My freshman year of college I signed up for Astronomy 101 with Professor Hardorp. I was so excited about the class -- finally a chance to learn about the planets, stars, and black holes I had read about as a kid.

Two of my friends also shared a passion for the stars and signed up with me. A few weeks into the class I regretted ever taking it. The teacher made such a fascinating subject so BORING. We called him the walking-talking sleeping pill. To make sure we didn't miss any notes we would take turns sleeping while one person would take class notes. There was a slight problem with the master plan. None of us could read our notes once we got back to our dorms. The culprit... sleep notes. This is where you try to write and sleep at the same time. Final result: unreadable notes.

What does this have to do with "First Light?" Everything.

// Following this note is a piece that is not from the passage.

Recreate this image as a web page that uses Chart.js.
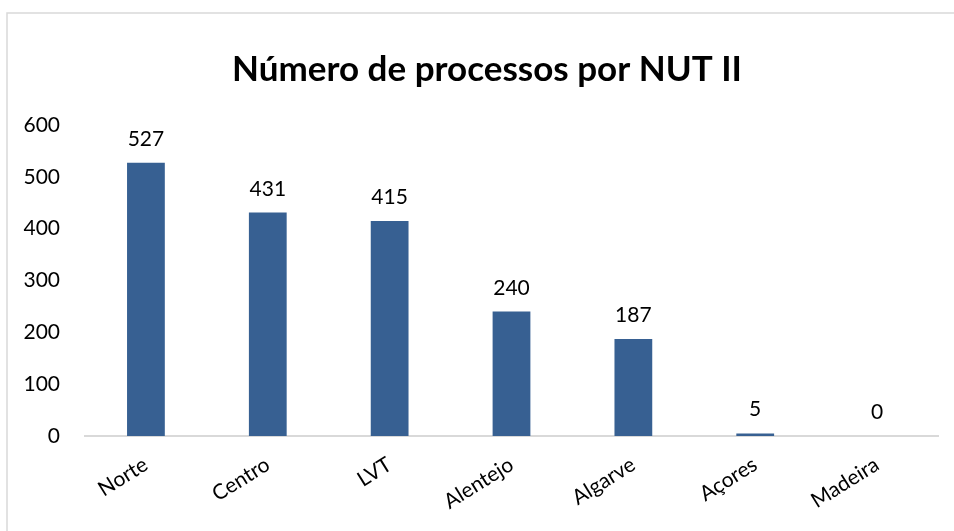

With "First Light," Richard Preston has given me back the stars, but with a twist. In telling the story of the people who study these wonders, Preston puts a human face on these scientists. They have marriages, divorces, eat Oreo cookies and watch wrestling. They are also very passionate about their work. They work 14-hour shifts in the dark and freezing cold for little money or, as in Carolyn Shoemaker's case, no money. But in 1994, Carolyn Shoemaker was one of the scientists who discovered the comets that slammed into Jupiter.

The action of the book centers around the Hale Telescope and the people who created it and work on it. "It is a huge telescope, the heaviest working telescope on earth. Seven stories tall... glides so easily on Flying Horse telescope oil that you can move it by hand. The Hale's mirror took fourteen years to cast and polish."

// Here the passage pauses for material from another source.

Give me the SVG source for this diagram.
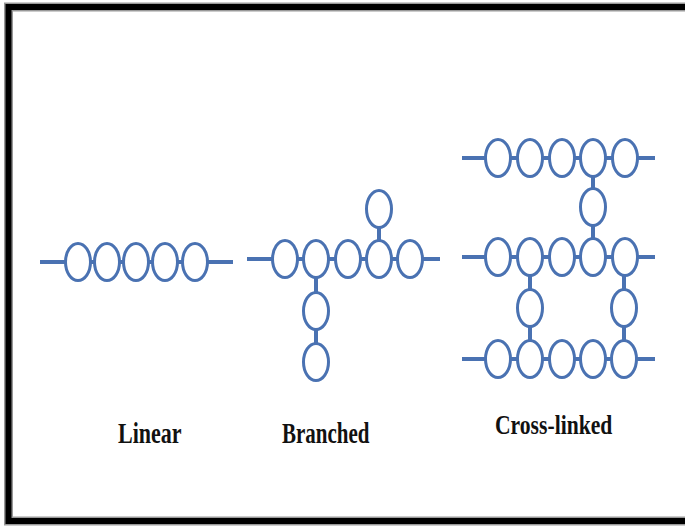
<svg xmlns="http://www.w3.org/2000/svg" width="685" height="528" viewBox="0 0 685 528">
<style>
.ln{stroke:#4a72b2;stroke-width:4;fill:none;stroke-linecap:butt}
.m ellipse{fill:#ffffff;stroke:#4a72b2;stroke-width:3}
.lbl{font-family:"Liberation Serif","Times New Roman",serif;font-weight:bold;font-size:21px;fill:#111111}
</style>
<rect width="685" height="528" fill="#ffffff"/>
<g id="frame">
<path d="M700,7 H8.5 V521 H700" fill="none" stroke="#999999" stroke-width="9"/>
<path d="M700,7 H8.5 V521 H700" fill="none" stroke="#000000" stroke-width="6"/>
</g>
<g id="connectors">
<line class="ln" x1="40" y1="262" x2="233" y2="262"/>
<line class="ln" x1="247" y1="259" x2="440" y2="259"/>
<line class="ln" x1="379" y1="215" x2="379" y2="259"/>
<line class="ln" x1="316" y1="259" x2="316" y2="362"/>
<line class="ln" x1="462" y1="158" x2="655" y2="158"/>
<line class="ln" x1="462" y1="257" x2="655" y2="257"/>
<line class="ln" x1="462" y1="359" x2="655" y2="359"/>
<line class="ln" x1="593" y1="158" x2="593" y2="257"/>
<line class="ln" x1="530" y1="257" x2="530" y2="359"/>
<line class="ln" x1="624" y1="257" x2="624" y2="359"/>
</g>
<g id="linear" class="m">
<ellipse cx="78" cy="262" rx="12.5" ry="18.5"/>
<ellipse cx="107" cy="262" rx="12.5" ry="18.5"/>
<ellipse cx="136" cy="262" rx="12.5" ry="18.5"/>
<ellipse cx="165" cy="262" rx="12.5" ry="18.5"/>
<ellipse cx="195" cy="262" rx="12.5" ry="18.5"/>
</g>
<g id="branched" class="m">
<ellipse cx="285" cy="259" rx="12.5" ry="18.5"/>
<ellipse cx="316" cy="259" rx="12.5" ry="18.5"/>
<ellipse cx="348" cy="259" rx="12.5" ry="18.5"/>
<ellipse cx="379" cy="259" rx="12.5" ry="18.5"/>
<ellipse cx="410" cy="259" rx="12.5" ry="18.5"/>
<ellipse cx="379" cy="209" rx="12.5" ry="18.5"/>
<ellipse cx="316" cy="311" rx="12.5" ry="18.5"/>
<ellipse cx="316" cy="362" rx="12.5" ry="18.5"/>
</g>
<g id="crosslinked" class="m">
<ellipse cx="498" cy="158" rx="12.5" ry="18.5"/>
<ellipse cx="530" cy="158" rx="12.5" ry="18.5"/>
<ellipse cx="562" cy="158" rx="12.5" ry="18.5"/>
<ellipse cx="593" cy="158" rx="12.5" ry="18.5"/>
<ellipse cx="625" cy="158" rx="12.5" ry="18.5"/>
<ellipse cx="593" cy="207" rx="12.5" ry="18.5"/>
<ellipse cx="498" cy="257" rx="12.5" ry="18.5"/>
<ellipse cx="530" cy="257" rx="12.5" ry="18.5"/>
<ellipse cx="562" cy="257" rx="12.5" ry="18.5"/>
<ellipse cx="593" cy="257" rx="12.5" ry="18.5"/>
<ellipse cx="625" cy="257" rx="12.5" ry="18.5"/>
<ellipse cx="530" cy="308" rx="12.5" ry="18.5"/>
<ellipse cx="624" cy="308" rx="12.5" ry="18.5"/>
<ellipse cx="498" cy="359" rx="12.5" ry="18.5"/>
<ellipse cx="530" cy="359" rx="12.5" ry="18.5"/>
<ellipse cx="562" cy="359" rx="12.5" ry="18.5"/>
<ellipse cx="593" cy="359" rx="12.5" ry="18.5"/>
<ellipse cx="624" cy="359" rx="12.5" ry="18.5"/>
</g>
<g id="labels">
<text class="lbl" transform="translate(118,443) scale(1.05,1.4)">Linear</text>
<text class="lbl" transform="translate(282,443) scale(1.0,1.4)">Branched</text>
<text class="lbl" transform="translate(495,434) scale(1.03,1.3)">Cross-linked</text>
</g>
</svg>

Preston begins and ends the book with Juan Carrasco, the senior night assistant at Palomar Observatory, "himself no astronomer, because nobody in their right mind would let an astronomer touch the controls of one of the most powerful telescopes on earth." We follow Juan in the first chapter as he introduces the rest of the cast: James Gunn, Don Schneider and Maarten Schmidt. I particularly liked Jim Gunn, a gadgeteer-astronomer who would ferret through dumpsters for parts. Many of the devices he created using these junk parts are still used on the Hale telescope today.

I finished this book yesterday sitting in my living room while not watching the Super Bowl. (Sorry, I'm just not a football fan. Who won anyway?) When I finished, I couldn't believe how much I enjoyed a book about a telescope.

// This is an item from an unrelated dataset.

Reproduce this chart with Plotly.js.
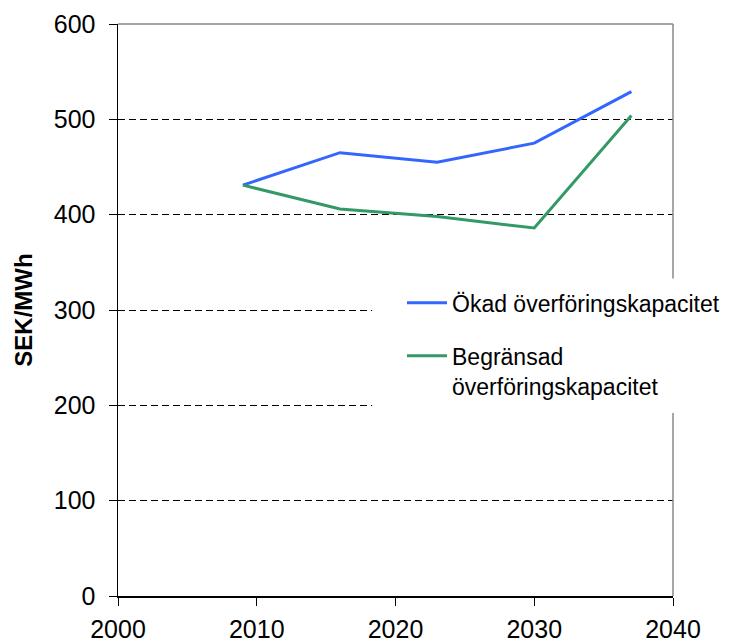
<!DOCTYPE html>
<html>
<head>
<meta charset="utf-8">
<script src="https://cdn.plot.ly/plotly-3.0.1.min.js"></script>
<style>html,body{margin:0;padding:0;background:#fff}#chart{width:749px;height:643px}</style>
</head>
<body>
<div id="chart"></div>
<script>
const years = [2009, 2016, 2023, 2030, 2037];
const okad = [431, 465, 455, 475, 529];
const begransad = [431, 406, 398, 386, 504];
const seriesNames = ["Ökad överföringskapacitet", "Begränsad<br>överföringskapacitet"];
const xTicks = [2000, 2010, 2020, 2030, 2040];
const yTicks = [0, 100, 200, 300, 400, 500, 600];

const FONT = "Liberation Sans, Arial, sans-serif";

const traces = [
  {x: years, y: okad, name: seriesNames[0], type: "scatter", mode: "lines",
   line: {color: "#3366FF", width: 3}, legendgroup: "a"},
  {x: years, y: begransad, name: seriesNames[1], type: "scatter", mode: "lines",
   line: {color: "#339966", width: 3}, legendgroup: "b"}
];

const layout = {
  width: 749, height: 643,
  margin: {l: 118, r: 76, t: 24, b: 47},
  paper_bgcolor: "#fff", plot_bgcolor: "#fff",
  font: {family: FONT, size: 23, color: "#000"},
  showlegend: true,
  legend: {x: 0.5117, xanchor: "left", y: 0.55, yanchor: "top",
           bgcolor: "rgba(0,0,0,0)", borderwidth: 0, itemwidth: 40,
           font: {family: FONT, size: 23, color: "#000"},
           traceorder: "grouped", tracegroupgap: 20, valign: "top"},
  xaxis: {range: [2000, 2040], tickvals: xTicks, ticktext: xTicks.map(String),
          showgrid: false, zeroline: false, showline: true, linecolor: "#000", linewidth: 1.5,
          ticks: "outside", ticklen: 8, tickcolor: "#000", tickwidth: 1, ticklabelstandoff: 2,
          tickfont: {family: FONT, size: 25, color: "#000"}, fixedrange: true},
  yaxis: {range: [0, 600], tickvals: yTicks, ticktext: yTicks.map(String),
          showgrid: true, gridcolor: "#000", gridwidth: 1, griddash: "7px,4px",
          zeroline: false, showline: true, linecolor: "#000", linewidth: 1.5,
          ticks: "outside", ticklen: 8, tickcolor: "#000", tickwidth: 1, ticklabelstandoff: 8,
          tickfont: {family: FONT, size: 25, color: "#000"},
          title: {text: "<b>SEK/MWh</b>", font: {family: FONT, size: 24, color: "#000"}, standoff: 14},
          fixedrange: true},
  shapes: [
    {type: "line", xref: "paper", yref: "paper", x0: 0, x1: 1, y0: 1, y1: 1,
     line: {color: "#888", width: 1.5}, layer: "above"},
    {type: "line", xref: "paper", yref: "paper", x0: 1, x1: 1, y0: 0, y1: 1,
     line: {color: "#888", width: 1.5}, layer: "above"},
    {type: "rect", xref: "paper", yref: "paper", x0: 0.458, x1: 1.05, y0: 0.32, y1: 0.555,
     fillcolor: "#fff", line: {width: 0}, layer: "above"}
  ]
};

Plotly.newPlot("chart", traces, layout, {displayModeBar: false, staticPlot: true});
</script>
</body>
</html>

Preston serves up wonderful tidbits of information:

· Telescopes are our first time machines. When a telescope takes a photograph of the sky, it is making an image of the past. Astronomers call this lookback time.

· The universe is between 10-20 billion years old and is continually expanding.

· Dark Matter makes up to 99% of the universe and we have no idea what it is.

I chuckled at some of the names of asteroids: Lucifer, Tolkien, Chaucer, Dali, Mr. Spock and three named for Eva Peron. (And this was before Madonna's movie.)

This is only a sample of the scientific trivia that jumped out at me. Mr. Preston devotes much of the book to the personal lives of these scientists. After reading "First Light" I agree with him when he says, "I was surprised to see how chaotic, amusing, and passionate science is. Scientific facts are often described in textbooks as if they just sort of exist."

Mr. Preston is a non-fiction Michael Crichton. You might remember Preston as the author of the "The Hot Zone." I read that book in one sweat-inducing weekend. And for months every time I would get a cold or the sniffles, I knew it must be Ebola. First Light didn't have the same "sweat effect" but it is still thoroughly readable. Preston has quite a knack, like Crichton, to make science understandable to mere mortals.

Finally, Mr. Preston, did you ever think of teaching?